I guess Zulus aren't capable of being citizens of the United States.

But if he doesn't like minorities, it's Jews that seem to hold a special spot in Buchanan's heart, as evidenced by his linking of Desert Storm to Jewish influences in government, his recent comments on the "money boys" from New York or "New York bankers" (code for Jews if I ever heard it), his attacks on Jewish political figures while Christians get a free pass, his praise of Adolph Hitler as a "individual of great courage" or his bizarre claim about the Holocaust.

As an example, in a March 17, 1990, syndicated column, Buchanan wrote that it was impossible for 850 000 Jews to be killed by diesel exhaust fed into the gas chamber at Treblinka. Why? "Diesel engines do not emit enough carbon monoxide to kill anybody," he wrote. As proof, Buchanan wrote about a group of school children who emerged unharmed 45 minutes after being exposed to diesel fumes while trapped in a train tunnel.

Where did he get this information? Buchanan says someone sent it to him. Perhaps, but the source of this information is the German American Information and Education Association, a group devoted to debunking the Holocaust.

I could go into his description of Capitol Hill as "Israeli-occupied territory" or how he told a anti-Buchanan Jewish protester that "This rally is of Americans, for Americans and for the good ol' USA, my friend" or how even William F. Buckley found it impossible to defend his former protege against charges of anti-Semitism, but I didn't mean for this to be a laundry list of charges.

Rather, I wrote this so that Republicans could look at his departure as a positive step. He's managed to alienate a lot of Americans who will never forget his culture war speech -- whether he was right or wrong -- at the 1996 GOP nominating convention and he hasn't helped the party's efforts in attracting minorities to the fold.

As much as I distrust him as a clone of his father, George W. Bush and the Republican Party will benefit greatly by Buchanan's departure. Bush seems to be enjoying unusually strong support from blacks (40 per cent support according to some polls, up from the traditional 15 per cent seen over the past several decades) and women, two groups that have avoided the Republican Party. Those numbers can only rise with Buchanan gone.

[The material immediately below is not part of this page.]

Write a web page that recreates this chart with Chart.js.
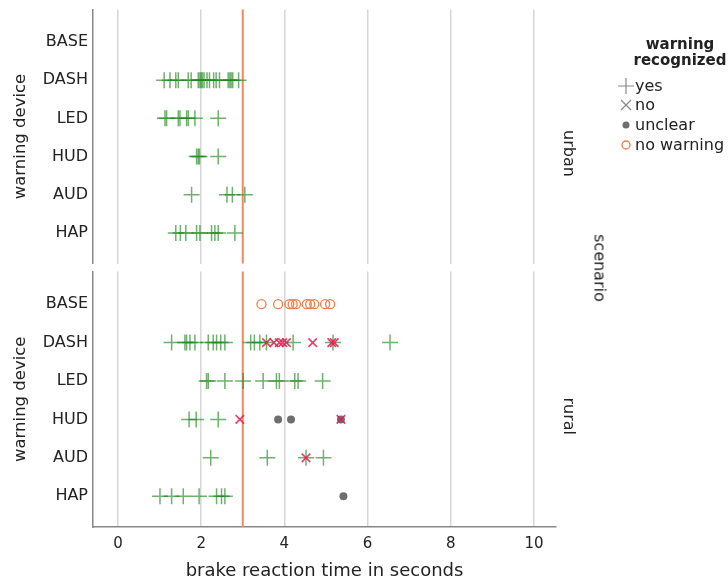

Show how Republicans represent all of America and not just white country club members. The first step is to show how they aren't like Patrick Buchanan and his friendly face of hate.

Thanks for reading,

Steven Martinovich


Meanwhile, back at the ranch...

web posted August 30, 1999

ESR writers spotlighted by WND

Once again ESR writers had their material spolighted by WorldNetDaily.

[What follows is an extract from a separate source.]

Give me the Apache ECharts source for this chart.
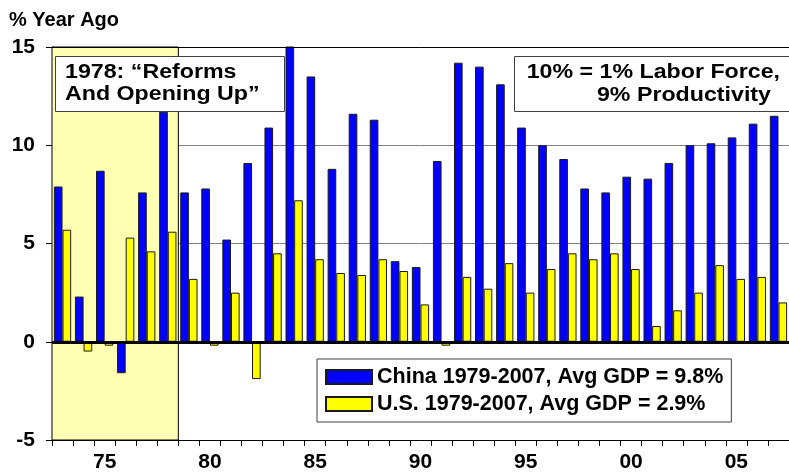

On August 25, Steve Farrell's The Un-American United Nations was among WND's top stories for the day, garnering him and ESR a lot of traffic, in fact, a record level.

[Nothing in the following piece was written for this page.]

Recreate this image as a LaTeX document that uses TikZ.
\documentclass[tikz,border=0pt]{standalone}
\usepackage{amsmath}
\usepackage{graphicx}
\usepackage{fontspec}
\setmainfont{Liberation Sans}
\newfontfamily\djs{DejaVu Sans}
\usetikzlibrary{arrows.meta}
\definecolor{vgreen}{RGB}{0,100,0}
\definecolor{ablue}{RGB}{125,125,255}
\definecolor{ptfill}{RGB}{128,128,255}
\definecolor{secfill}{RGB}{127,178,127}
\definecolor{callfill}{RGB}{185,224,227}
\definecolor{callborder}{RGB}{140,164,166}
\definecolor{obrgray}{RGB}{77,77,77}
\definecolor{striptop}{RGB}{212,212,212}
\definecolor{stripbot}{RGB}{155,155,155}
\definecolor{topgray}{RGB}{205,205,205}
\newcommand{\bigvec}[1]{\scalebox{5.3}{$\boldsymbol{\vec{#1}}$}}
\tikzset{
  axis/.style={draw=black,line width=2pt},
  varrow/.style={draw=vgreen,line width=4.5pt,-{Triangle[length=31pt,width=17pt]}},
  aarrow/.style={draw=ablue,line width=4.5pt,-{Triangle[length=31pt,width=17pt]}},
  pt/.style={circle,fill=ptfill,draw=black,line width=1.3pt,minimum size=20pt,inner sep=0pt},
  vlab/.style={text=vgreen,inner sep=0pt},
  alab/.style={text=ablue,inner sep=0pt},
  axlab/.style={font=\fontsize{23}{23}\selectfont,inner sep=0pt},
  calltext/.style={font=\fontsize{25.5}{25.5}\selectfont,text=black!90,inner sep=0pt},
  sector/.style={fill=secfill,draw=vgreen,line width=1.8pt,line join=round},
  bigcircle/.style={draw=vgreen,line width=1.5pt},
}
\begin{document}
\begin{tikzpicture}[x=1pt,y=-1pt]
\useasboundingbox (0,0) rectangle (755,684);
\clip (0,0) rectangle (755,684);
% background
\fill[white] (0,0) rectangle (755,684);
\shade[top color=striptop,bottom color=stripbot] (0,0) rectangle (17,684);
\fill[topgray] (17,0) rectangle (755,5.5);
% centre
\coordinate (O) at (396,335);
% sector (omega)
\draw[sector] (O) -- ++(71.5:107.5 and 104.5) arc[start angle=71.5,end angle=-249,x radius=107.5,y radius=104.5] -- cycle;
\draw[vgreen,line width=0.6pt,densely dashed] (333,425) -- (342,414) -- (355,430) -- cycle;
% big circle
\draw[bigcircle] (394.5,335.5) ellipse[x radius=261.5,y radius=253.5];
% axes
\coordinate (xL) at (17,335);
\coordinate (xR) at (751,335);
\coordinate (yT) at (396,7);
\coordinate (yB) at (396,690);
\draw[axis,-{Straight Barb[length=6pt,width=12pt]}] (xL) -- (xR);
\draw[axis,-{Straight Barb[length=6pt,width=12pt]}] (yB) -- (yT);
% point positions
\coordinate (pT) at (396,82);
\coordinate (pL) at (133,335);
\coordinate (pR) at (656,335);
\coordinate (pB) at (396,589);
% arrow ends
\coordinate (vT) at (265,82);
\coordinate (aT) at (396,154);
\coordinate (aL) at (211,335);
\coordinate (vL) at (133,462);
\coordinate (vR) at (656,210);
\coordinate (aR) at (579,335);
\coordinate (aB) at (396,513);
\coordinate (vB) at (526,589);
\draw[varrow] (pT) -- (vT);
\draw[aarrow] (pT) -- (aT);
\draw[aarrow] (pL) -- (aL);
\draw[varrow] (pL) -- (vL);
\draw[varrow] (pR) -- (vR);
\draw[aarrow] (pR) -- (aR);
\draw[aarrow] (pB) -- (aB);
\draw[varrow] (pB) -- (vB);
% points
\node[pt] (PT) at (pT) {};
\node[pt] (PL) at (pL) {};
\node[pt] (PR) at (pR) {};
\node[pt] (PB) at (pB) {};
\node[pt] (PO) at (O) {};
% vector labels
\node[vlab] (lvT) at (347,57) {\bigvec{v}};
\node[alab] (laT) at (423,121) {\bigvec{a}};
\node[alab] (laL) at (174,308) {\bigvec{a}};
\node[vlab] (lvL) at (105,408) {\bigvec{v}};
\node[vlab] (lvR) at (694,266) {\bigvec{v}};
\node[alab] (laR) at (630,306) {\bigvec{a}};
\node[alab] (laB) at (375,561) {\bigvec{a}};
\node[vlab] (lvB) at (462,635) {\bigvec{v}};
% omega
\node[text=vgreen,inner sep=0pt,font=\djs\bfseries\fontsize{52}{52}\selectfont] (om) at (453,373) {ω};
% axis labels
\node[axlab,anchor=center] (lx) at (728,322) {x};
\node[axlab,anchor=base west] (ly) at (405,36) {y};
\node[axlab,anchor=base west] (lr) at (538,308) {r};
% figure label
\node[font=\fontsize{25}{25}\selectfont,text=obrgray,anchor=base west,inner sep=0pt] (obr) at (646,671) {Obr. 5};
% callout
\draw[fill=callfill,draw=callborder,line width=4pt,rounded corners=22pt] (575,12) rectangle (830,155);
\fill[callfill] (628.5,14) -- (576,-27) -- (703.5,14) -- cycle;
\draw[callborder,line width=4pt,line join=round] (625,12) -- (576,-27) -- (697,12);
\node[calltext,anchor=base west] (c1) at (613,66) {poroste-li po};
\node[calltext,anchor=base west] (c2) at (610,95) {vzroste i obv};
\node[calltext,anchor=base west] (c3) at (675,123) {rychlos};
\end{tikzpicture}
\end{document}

The next day on August 26, Steve Martinovich's Different party, different standards was made a WND Column du Jour, bringing yet another avalanche of traffic.

Thanks to WND for making ESR that much better!

Win an ESR Conservative Site of the Day Award? Get targetted by the Michigan state legislature!

I recently received this email that I thought you would be interested in. It's from a winner of ESR's Conservative Site of the Day Award earlier this year.

"I keep forgetting to pass along a story which happened in late April and which you're almost certain to find of interest. I was in Lansing, Michigan, to testify before the lower house of the Republican-run state legislature about how best to curb frivolous lawsuits. The ranking Democrat on the Judiciary panel, Rep. Laura Baird, who represents the district around MSU in East Lansing, is herself a former lawyer and a strong liberal feminist who sides consistently with trial lawyer interests. When her turn came to question me, she fixed a basilisk stare on me and proceeded to launch into some of the nastiest cross-examination I've run into in a long while, stating more or less flatly that I had no qualifications to discuss the state of the litigation system, that I was an ideological extremist yet simultaneously in the pocket of big business, etc., etc. (It was clear the questions had been handed her by staff, probably originating with trial lawyer lobbyists, as became more evident after my answers when she seemed at a loss how to follow up.)

Anyway, her sources had visited my website and she then demanded to know whether I was or was not the author of the Walter Olson home page, which seemed very lawyerly of her since putting up a home site would seem like an awful lot of trouble if one were then trying to conceal the fact that one was its subject. Finally, she came to the crowning question, intended to show what a dangerous extremist I was: was it or was it not true, she triumphantly demanded to know, that my site had won the "Conservative Site of the Day" award? Throwing modesty to the winds, I said I was hardly going to deny winning an award.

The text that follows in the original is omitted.